Против скуки часто предлагается целительное средство — определить свое отношение к Богу У Паскаля это, например, видно вполне отчетливо. Но о том, что это не панацея, нам поведали еще монахи, посвятившие себя служению Богу на заре христианства. Они писали об acedia — предшественнице современной c куки.

К тому же довольно долгое время Бог не был инстанцией, которая могла вдохнуть смысл, особенно в эпоху Просвещения, стремившегося сделать нас совершеннолетними. Просвещение способствовало тому, чтобы Адам и Ева вкусили от древа познания. Я не стал бы в принципе отрицать возможность религиозных откровений, но не могу также более позитивно выразиться о них. А большинство новых религий, которые буквально захлестнули нас, честно говоря, не внушают доверия.

Мы, романтики, воспринимали работу скорее как источник скуки, а не как целительное средство, а романтическая жажда приключений в не меньшей степени есть реакция на монотонность буржуазного мира и его этику труда. Это особенно отчетливо видно в романе Фридриха Шлегеля «Люцинда», написанном в 1799 году, в главе «Идиллия праздности». Шлегель прославляет праздность: «…вся эта пустая суетная деятельность не может вызвать ничего, кроме скуки — чужой и своей».

Этот идеал праздности может показаться антитезой романтическим устремлениям, но он направлен против механистичности человека в современном буржуазном обществе, и Шлегель здесь рассматривает праздность именно как альтернативу. Более того, он утверждает: «Высшая и наиболее совершенная жизнь могла бы быть не чем иным, только прозябанием».

Кстати, этот пассаж напоминает нам о стремлении Уорхола стать машиной, поскольку ни машина, ни овощи не страдают от перипетий душевной жизни. Впрочем, сходство только внешнее.

Идеал праздности, по Шлегелю, имеет определенную цель. Речь идет о том, чтобы обрести покой, рав-новесие и умиротворенность, пребывать в священной тишине истинной пассивности. в конечном счете речь идет о любви. В любви мир одухотворяется и обретает смысл. Шлегель утверждает в «Люцинде», что романтическое стремление требует цели, что абстрактного и бесконечного стремления недостаточно. Только в любви главные персонажи романа, Юлий и Люцинда, обретают смысл, в противовес скуке.

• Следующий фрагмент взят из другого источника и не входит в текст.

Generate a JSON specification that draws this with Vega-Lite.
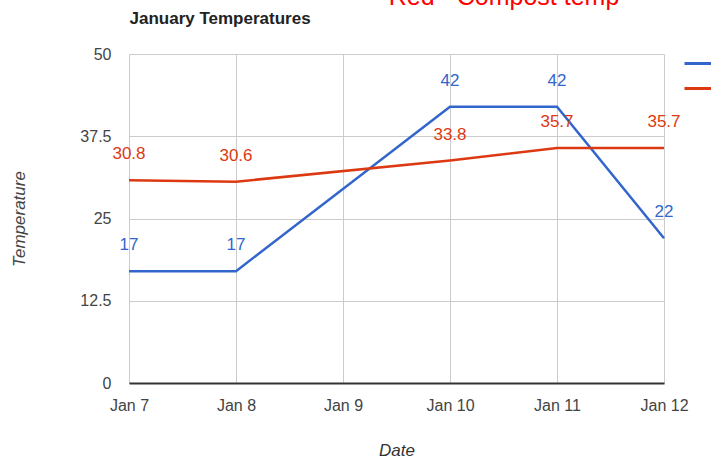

Проблема заключается в том, что и воплощенная бесконечность, здесь в «Люцинде», предстает как бесконечность. Для Юлия Люцинда означает утопическую точку примирения с жизнью, в то время как сама Люцинда — лишь суррогат Бога, как это сплошь и рядом бывало в романтической поэзии. Ведь часто любовь для романтиков — столь же недосягаема, как Бог. Вообще наделять женщину или мужчину чертами Бога вульгарно и несправедливо. Это означает предложить им роли, с которыми они обречены не справиться. Кроме того, это означает побег от собственной ответственности за скуку, попытку возложить ее на кого-то другого. Вряд ли всепоглощающую любовь можно считать универсальным средством исцеления от скуки, — подлинная любовь никогда не сможет выдержать всей тяжести жизни в одиночестве. Любовь может только со стороны показаться достаточной, но ее всегда не хватает.